NGOs should start by holding local or national consultations before coming to the Council, in order to define achievable objectives, an advocacy strategy, and a timeframe for realisation. You should always follow an integrated approach between the international, regional, national, and local level. Here are some tips to follow to prepare for successful advocacy during international conferences:

Hold national consultations before coming to the HRC in order to:

  • Define achievable objectives: this is a question of credibility and maintaining the State's interest. You can consider splitting a larger objective into multiple smaller objectives, as the steps needed at each session to reach your end goal. Unrealistic objectives run the risk of making you look unprofessional – change does not happen overnight.
  • Design a timeframe for realisation: Consider which objectives should be met during which session – especially if you are advocating on cross-cutting issues such as LGBTI rights which can relate to health, but also women's issues.
  • Develop your strategy: identify whether you should meet with your national delegation, find potential alliances and delegates you want to approach before you get to Geneva! By identifying the actors who have previously shown an interest in your cause, you can optimise your time by meeting them first.
    - Regarding States: for thematic priorities, you can look at Ministry of Foreign Affairs websites, our survey concerning country's priorities, and on the Extranet for past voting records. For country issues, see the Human Rights Watch database of past voting records.
    - Regarding NGOs: find Geneva-based NGOs on the Geneva International website, and ECOSOC-holders on the UN NGO database. The Extranet can also help you find NGO organising side events or making oral statements at the Council.
    - Regarding UN agencies: they are often present at the Council as representatives can be invited to talk at side events by NGO or State delegates. They can help you set your network, improve your visibility and maybe fund your project. You should look for international organisations in Geneva and see which ones are working on your cause.
  • Consider flying to Geneva before the session starts: delegates have more time to meet with civil society outside of the Human Rights Council.

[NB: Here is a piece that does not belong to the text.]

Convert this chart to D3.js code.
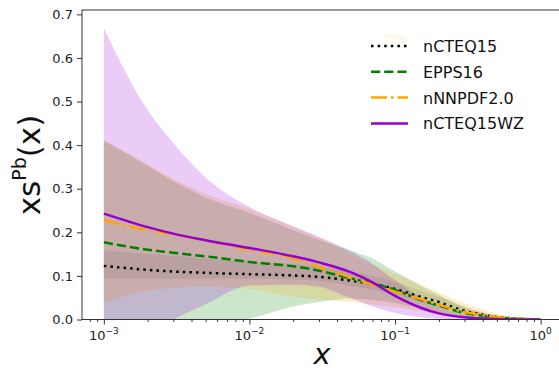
<!DOCTYPE html>
<html>
<head>
<meta charset="utf-8">
<script src="https://cdn.jsdelivr.net/npm/d3@7"></script>
<style>
  body { margin: 0; background: #fff; }
  svg { display: block; font-family: "DejaVu Sans", sans-serif; }
</style>
</head>
<body>
<svg id="chart" width="559" height="372"></svg>
<script>
const width = 559;
const height = 372;
const svg = d3.select("#chart");

// sample points in x
const xs = [0.001, 0.002, 0.003, 0.005, 0.01, 0.02, 0.03, 0.05, 0.07, 0.1, 0.15, 0.2, 0.3, 0.5, 0.7, 1.0];

// central values
const ncteq15 = [0.123, 0.114, 0.110, 0.107, 0.104, 0.101, 0.098, 0.089, 0.082, 0.070, 0.052, 0.040, 0.020, 0.006, 0.002, 0];
const epps16 = [0.177, 0.160, 0.153, 0.145, 0.132, 0.122, 0.112, 0.094, 0.083, 0.068, 0.045, 0.032, 0.015, 0.005, 0.0015, 0];
const nnnpdf20 = [0.228, 0.205, 0.195, 0.181, 0.160, 0.140, 0.121, 0.096, 0.080, 0.064, 0.047, 0.034, 0.017, 0.006, 0.002, 0];
const ncteq15wz = [0.243, 0.212, 0.197, 0.182, 0.164, 0.145, 0.131, 0.108, 0.085, 0.054, 0.027, 0.014, 0.005, 0.001, 0.0002, 0];

// uncertainty bands
const ncteq15Up = [0.159, 0.150, 0.146, 0.140, 0.133, 0.127, 0.122, 0.110, 0.100, 0.087, 0.066, 0.052, 0.028, 0.009, 0.003, 0];
const ncteq15Lo = [0.094, 0.094, 0.094, 0.094, 0.094, 0.092, 0.089, 0.077, 0.068, 0.056, 0.040, 0.029, 0.013, 0.003, 0.001, 0];
const epps16Up = [0.410, 0.352, 0.317, 0.280, 0.245, 0.205, 0.183, 0.158, 0.140, 0.110, 0.078, 0.056, 0.029, 0.008, 0.002, 0];
const epps16Lo = [-0.15, -0.09, -0.05, -0.02, 0.002, 0.030, 0.040, 0.048, 0.045, 0.038, 0.025, 0.015, 0.005, 0.001, 0, 0];
const nnnpdfUp = [0.412, 0.357, 0.323, 0.288, 0.254, 0.213, 0.188, 0.150, 0.125, 0.105, 0.080, 0.062, 0.037, 0.014, 0.005, 0];
const nnnpdfLo = [0.038, 0.066, 0.072, 0.075, 0.070, 0.052, 0.046, 0.040, 0.034, 0.028, 0.019, 0.012, 0.005, 0.001, 0, 0];
const wzUp = [0.668, 0.480, 0.405, 0.326, 0.258, 0.214, 0.190, 0.156, 0.128, 0.090, 0.051, 0.030, 0.011, 0.002, 0.0005, 0];
const wzLo = [-0.08, -0.03, 0.0, 0.035, 0.078, 0.080, 0.075, 0.048, 0.030, 0.015, 0.005, 0.002, 0, 0, 0, 0];

const yTicks = [0, 0.1, 0.2, 0.3, 0.4, 0.5, 0.6, 0.7];
const xTicks = [1e-3, 1e-2, 1e-1, 1];
const xTickExp = ["\u22123", "\u22122", "\u22121", "0"];

const series = [
  { name: "nCTEQ15", y: ncteq15, up: ncteq15Up, lo: ncteq15Lo, color: "#000000", fill: "#000000", alpha: 0.07, dash: "2.5,4.1" },
  { name: "EPPS16", y: epps16, up: epps16Up, lo: epps16Lo, color: "#008000", fill: "#008000", alpha: 0.2, dash: "9.2,4" },
  { name: "nNNPDF2.0", y: nnnpdf20, up: nnnpdfUp, lo: nnnpdfLo, color: "#ffa500", fill: "#ffa500", alpha: 0.2, dash: "16,4,2.5,4" },
  { name: "nCTEQ15WZ", y: ncteq15wz, up: wzUp, lo: wzLo, color: "#9400d3", fill: "#9400d3", alpha: 0.2, dash: null }
];

const margin = { left: 82, right: 562.5, top: 10, bottom: 319.5 };
const x = d3.scaleLog().domain([Math.pow(10, -3.15), Math.pow(10, 0.15)]).range([margin.left, margin.right]);
const y = d3.scaleLinear().domain([0, 0.71]).range([margin.bottom, margin.top]);

svg.append("defs").append("clipPath").attr("id", "plot")
  .append("rect").attr("x", margin.left).attr("y", margin.top)
  .attr("width", margin.right - margin.left).attr("height", margin.bottom - margin.top);

const plot = svg.append("g").attr("clip-path", "url(#plot)");

// bands: nCTEQ15 last so it darkens the overlap
const bandOrder = [series[1], series[2], series[3], series[0]];
bandOrder.forEach(s => {
  const area = d3.area()
    .x((d, i) => x(xs[i]))
    .y0((d, i) => y(s.lo[i]))
    .y1((d, i) => y(s.up[i]))
    .curve(d3.curveMonotoneX);
  plot.append("path")
    .attr("d", area(xs))
    .attr("fill", s.fill)
    .attr("fill-opacity", s.alpha)
    .attr("stroke", "none");
});

// central lines
series.forEach(s => {
  const line = d3.line()
    .x((d, i) => x(xs[i]))
    .y((d, i) => y(s.y[i]))
    .curve(d3.curveMonotoneX);
  plot.append("path")
    .attr("d", line(xs))
    .attr("fill", "none")
    .attr("stroke", s.color)
    .attr("stroke-width", 2.5)
    .attr("stroke-dasharray", s.dash);
});

// axes
const yAxis = svg.append("g")
  .attr("transform", `translate(${margin.left},0)`)
  .call(d3.axisLeft(y).tickValues(yTicks).tickFormat(d3.format(".1f")).tickSize(5).tickPadding(4));
yAxis.select(".domain").remove();
yAxis.selectAll("text").attr("font-size", 13).attr("fill", "#222").attr("font-family", "DejaVu Sans");
yAxis.selectAll("line").attr("stroke", "#333");

const minor = [];
for (let e = -4; e <= 0; e++) {
  for (let m = 2; m <= 9; m++) {
    const v = m * Math.pow(10, e);
    if (v > x.domain()[0] && v < x.domain()[1]) minor.push(v);
  }
}
const xMinor = svg.append("g")
  .attr("transform", `translate(0,${margin.bottom})`)
  .call(d3.axisBottom(x).tickValues(minor).tickFormat("").tickSize(2.5));
xMinor.select(".domain").remove();
xMinor.selectAll("line").attr("stroke", "#333");

const xAxis = svg.append("g")
  .attr("transform", `translate(0,${margin.bottom})`)
  .call(d3.axisBottom(x).tickValues(xTicks).tickFormat("").tickSize(5));
xAxis.select(".domain").remove();
xAxis.selectAll("line").attr("stroke", "#333");

const xLab = svg.append("g");
xTicks.forEach((t, i) => {
  const txt = xLab.append("text")
    .attr("x", x(t))
    .attr("y", 340)
    .attr("text-anchor", "middle")
    .attr("font-size", 13)
    .attr("fill", "#222");
  txt.append("tspan").text("10");
  txt.append("tspan").attr("font-size", 9).attr("dy", -6).text(xTickExp[i]);
});

// frame
svg.append("rect")
  .attr("x", margin.left).attr("y", margin.top)
  .attr("width", margin.right - margin.left).attr("height", margin.bottom - margin.top)
  .attr("fill", "none").attr("stroke", "#333").attr("stroke-width", 1);

// axis titles
svg.append("text")
  .attr("x", 322).attr("y", 364)
  .attr("text-anchor", "middle")
  .attr("font-size", 29)
  .attr("font-style", "italic")
  .attr("fill", "#111")
  .text("x");

const yt = svg.append("text")
  .attr("transform", "translate(40,165) rotate(-90)")
  .attr("text-anchor", "middle")
  .attr("font-size", 31)
  .attr("fill", "#111");
yt.append("tspan").text("xs");
yt.append("tspan").attr("font-size", 19).attr("dy", -14).text("Pb");
yt.append("tspan").attr("dy", 14).text("(x)");

// legend
const legend = svg.append("g").attr("transform", "translate(371,46)");
legend.append("path")
  .attr("d", "M11,-13 L24,-13 L36,-9 L36,-3 L18,-3 Z")
  .attr("fill", "#ffa500").attr("fill-opacity", 0.07);
series.forEach((s, i) => {
  const row = legend.append("g").attr("transform", `translate(0,${i * 25.8})`);
  row.append("line")
    .attr("x1", 0).attr("x2", 37)
    .attr("stroke", s.color)
    .attr("stroke-width", 2.5)
    .attr("stroke-dasharray", s.dash);
  row.append("text")
    .attr("x", 52).attr("y", 6)
    .attr("font-size", 16)
    .attr("fill", "#111")
    .text(s.name);
});
</script>
</body>
</html>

Once you have held these consultations and you have defined your advocacy strategy, you should:

  • Combine your internal work with national advocacy: organise press releases and events to make your NGO known and to make new partners.
  • Meet with embassies in your country: this will serve to build your credibility before you meet with diplomats in Geneva.
  • Publish open letters:
    - They should provide concise and clear information
    - They should state a clear problem and a realistic aim
    - They should be a call for action, not an accusation

Don't forget: to organise a side event, you have to register and request a room (the deadline being approximately a month before the session). Side events can only be organised by or in partnership with NGOs with ECOSOC status.

Resources on preparing for advocacy at the international level

Conducting advocacy at the Human Rights Council

It is during that time that most relevant actors will be available in a single location, all in the same goal to meet people to make their voice heard. How to make sure yours is heard?

Remember that much of what is said and done during the plenary sessions is only a reflection of previous meetings and informal talks, as States often need to seek approval from their capital: meet with them early.

UN etiquette and credibility:

  • Keep in mind that the UN has a separate set of rules: NGOs must respect the security rules in place at all times. Stay in the zones that your badge allows you to enter, and only disseminate your documents in NGO-reserved space.
  • If you are working on a sensitive and/or political topic, remember that some stakeholders will try to cause you problems – so keep your calm at all times or you may be asked to leave the plenary room or the UN
  • Think like a State, Speak like a State, Write like a State (and Dress like a State): Stick to UN terminology, language found in previous resolutions, and diplomatic speech in both oral and written form. This will boost your credibility and entice States to reuse your information directly as it will save them time in this busy period.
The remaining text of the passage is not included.